Something Blue...

Jun 13, 2010 21:37



I am a woman who is steeped in tradition.

It isn't something that I have always been aware of, but over the past year, while planning my wedding with family and friends, I have been suprised and amused at the little 'traditions' that I have found comfort in, or desired to have at my wedding... I often tease people by saying they are going to be experiencing a very 'southern' style wedding... but really, it's the traditions that belonged to my mother and her mother, and aunts and so on that I have found a desire to include as well.  One such tradition, of course, is the Something Old, Something New, Something Borrowed, Something Blue (and a sixpenny in your shoe).

I have something old, in my engagement ring, I am sure I'll have new and borrowed by the day... I wasn't really certain about the something blue....
Today, was my first bridal shower... it was down in Georgia where I grew up, and held by friends who are like family to me with my dear friend up in Michigan (Zanna).

A great day.

When the invitations went out, I asked that one of them be held back so that I could pen a letter to be included.  My best friend growing up Erika (1st grade- until we were in college) died in a car wreck in 2001-- we were 28.  When Zanna and I were working on the guest list, I decided that I really wanted to at least let Erika's parent's know that I was getting married and invite them. So I wrote a letter and included it with the invitation that Zanna was sending out… and hoped.  I’ve not talked with them too much since Erika died, because it was hard to talk and life tended to interfere.  When you plan a wedding, though, you remember childhood dreams, and there wasn’t a dream in my childhood that I didn’t share with Erika.

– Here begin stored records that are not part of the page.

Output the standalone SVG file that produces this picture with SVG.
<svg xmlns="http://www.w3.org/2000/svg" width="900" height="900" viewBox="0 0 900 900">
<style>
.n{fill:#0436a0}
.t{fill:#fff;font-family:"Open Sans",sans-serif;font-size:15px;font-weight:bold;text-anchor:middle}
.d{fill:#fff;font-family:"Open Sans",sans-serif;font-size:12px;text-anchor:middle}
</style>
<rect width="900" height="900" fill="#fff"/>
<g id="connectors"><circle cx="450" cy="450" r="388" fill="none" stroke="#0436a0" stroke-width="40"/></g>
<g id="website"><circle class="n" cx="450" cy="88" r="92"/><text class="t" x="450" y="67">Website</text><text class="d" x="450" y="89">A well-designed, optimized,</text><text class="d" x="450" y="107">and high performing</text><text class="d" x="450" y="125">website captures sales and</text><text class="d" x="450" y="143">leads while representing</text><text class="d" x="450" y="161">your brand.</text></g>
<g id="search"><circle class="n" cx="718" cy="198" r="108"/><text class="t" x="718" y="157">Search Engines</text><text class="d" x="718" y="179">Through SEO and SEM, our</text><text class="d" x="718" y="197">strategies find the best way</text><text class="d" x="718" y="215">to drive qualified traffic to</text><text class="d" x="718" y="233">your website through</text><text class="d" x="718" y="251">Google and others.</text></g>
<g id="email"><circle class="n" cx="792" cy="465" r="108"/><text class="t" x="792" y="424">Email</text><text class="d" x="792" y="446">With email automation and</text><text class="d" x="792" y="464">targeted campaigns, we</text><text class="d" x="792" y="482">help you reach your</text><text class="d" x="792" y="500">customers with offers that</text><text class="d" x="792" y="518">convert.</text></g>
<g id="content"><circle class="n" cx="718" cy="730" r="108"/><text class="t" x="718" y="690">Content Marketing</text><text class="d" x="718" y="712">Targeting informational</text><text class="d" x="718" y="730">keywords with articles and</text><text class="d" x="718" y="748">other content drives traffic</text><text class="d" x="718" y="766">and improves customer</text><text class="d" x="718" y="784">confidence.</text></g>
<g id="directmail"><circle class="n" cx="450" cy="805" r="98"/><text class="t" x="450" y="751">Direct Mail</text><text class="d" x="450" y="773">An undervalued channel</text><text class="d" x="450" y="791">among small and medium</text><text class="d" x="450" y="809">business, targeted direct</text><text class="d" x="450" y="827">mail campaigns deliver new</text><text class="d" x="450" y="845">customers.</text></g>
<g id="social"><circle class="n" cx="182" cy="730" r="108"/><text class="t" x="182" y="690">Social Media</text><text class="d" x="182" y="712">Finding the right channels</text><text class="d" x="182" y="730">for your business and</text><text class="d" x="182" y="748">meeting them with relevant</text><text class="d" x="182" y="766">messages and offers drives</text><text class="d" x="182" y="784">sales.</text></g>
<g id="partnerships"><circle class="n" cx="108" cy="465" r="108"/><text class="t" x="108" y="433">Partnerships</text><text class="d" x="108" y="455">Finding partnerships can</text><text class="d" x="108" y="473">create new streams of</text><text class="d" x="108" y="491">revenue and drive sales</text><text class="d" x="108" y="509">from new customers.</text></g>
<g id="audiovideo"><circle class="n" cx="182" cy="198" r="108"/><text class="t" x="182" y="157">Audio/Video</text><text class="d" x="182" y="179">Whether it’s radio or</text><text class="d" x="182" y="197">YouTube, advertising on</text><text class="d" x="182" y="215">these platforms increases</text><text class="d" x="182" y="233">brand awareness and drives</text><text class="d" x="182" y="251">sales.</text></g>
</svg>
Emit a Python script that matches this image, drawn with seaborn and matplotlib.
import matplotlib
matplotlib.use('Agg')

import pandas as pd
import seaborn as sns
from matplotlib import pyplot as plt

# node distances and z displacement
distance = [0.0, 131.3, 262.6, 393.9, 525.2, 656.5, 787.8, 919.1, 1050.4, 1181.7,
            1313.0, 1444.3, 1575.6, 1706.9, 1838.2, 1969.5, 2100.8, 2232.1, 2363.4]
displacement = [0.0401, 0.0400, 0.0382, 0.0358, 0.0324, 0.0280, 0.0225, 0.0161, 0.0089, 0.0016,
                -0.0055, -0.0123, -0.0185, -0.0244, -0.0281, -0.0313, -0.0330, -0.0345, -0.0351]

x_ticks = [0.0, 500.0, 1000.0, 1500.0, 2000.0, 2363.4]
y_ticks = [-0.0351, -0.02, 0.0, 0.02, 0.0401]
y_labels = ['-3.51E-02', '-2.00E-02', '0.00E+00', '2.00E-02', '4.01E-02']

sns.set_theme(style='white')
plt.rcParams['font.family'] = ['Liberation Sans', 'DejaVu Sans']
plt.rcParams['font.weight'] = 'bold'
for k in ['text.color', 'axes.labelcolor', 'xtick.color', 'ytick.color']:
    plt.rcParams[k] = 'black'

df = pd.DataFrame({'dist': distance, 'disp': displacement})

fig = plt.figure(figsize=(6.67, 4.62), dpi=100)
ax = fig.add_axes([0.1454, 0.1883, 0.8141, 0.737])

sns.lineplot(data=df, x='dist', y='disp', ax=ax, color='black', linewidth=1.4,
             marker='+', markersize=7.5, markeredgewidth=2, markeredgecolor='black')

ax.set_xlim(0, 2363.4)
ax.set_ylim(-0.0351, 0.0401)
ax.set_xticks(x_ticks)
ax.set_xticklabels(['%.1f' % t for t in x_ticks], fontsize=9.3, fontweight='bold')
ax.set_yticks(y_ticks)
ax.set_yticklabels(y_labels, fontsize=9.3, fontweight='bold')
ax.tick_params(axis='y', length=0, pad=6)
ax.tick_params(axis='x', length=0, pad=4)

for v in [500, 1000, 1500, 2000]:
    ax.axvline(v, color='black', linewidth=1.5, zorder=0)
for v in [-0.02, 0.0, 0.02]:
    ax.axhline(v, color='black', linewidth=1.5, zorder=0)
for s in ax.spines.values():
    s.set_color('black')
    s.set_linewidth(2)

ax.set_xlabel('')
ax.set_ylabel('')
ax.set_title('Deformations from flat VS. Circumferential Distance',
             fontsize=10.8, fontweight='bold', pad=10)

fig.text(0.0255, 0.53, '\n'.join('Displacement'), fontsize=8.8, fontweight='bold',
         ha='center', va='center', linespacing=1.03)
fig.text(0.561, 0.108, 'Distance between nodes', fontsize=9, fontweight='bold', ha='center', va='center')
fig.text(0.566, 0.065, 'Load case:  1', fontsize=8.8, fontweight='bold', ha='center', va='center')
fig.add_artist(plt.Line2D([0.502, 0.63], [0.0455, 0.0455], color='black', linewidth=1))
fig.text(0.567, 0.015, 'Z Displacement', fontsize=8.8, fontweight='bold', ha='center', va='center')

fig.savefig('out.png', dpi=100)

So, letter sent, and I just hoped that at least they would be glad to hear from me. I knew it was possible that it just might be too hard to come and celebrate with us.

As it turned out both of her parents came today, and it was wonderful to see them, and talk with them, share memories and a few tears.... It made the day so much more special that I could have possible imagined, because we all knew that this was something we all assumed Erika would experience too...

At the end of the afternoon, when we'd all talked our fill and everyone was getting ready to go, Erika's mom took my hand and pulled a ring off her own and handed it to me.  She said, "we wanted to give you this, so you have something old and something blue for your wedding.  She would have like that you had it, and I know you'll take good care of it."

She gave me a ring that I remember being on of Erika's favorites, one she got I think from her parents when we were 16 or so, maybe a bit older, I'm not sure. It still has a mark on it in the metal from when she got it caught in something once, and other unique things that remind me of her and us.

Erika's parents we such major fixtures in my childhood, and we hope to see more of each other over the years, they'd like to meet James next time we're down.  They were the first ones to arrive today at the Shower and the last ones to leave, and it helped bring a bit of peace to me and I hope to them too.

So now I have something blue... and it's special and wonderful and breaks my heart just as it fills it back up again with a love and understanding that really defy words.... every time I look down at my hand and the sunlight glints off the blue stone in it's silver setting that was once hers.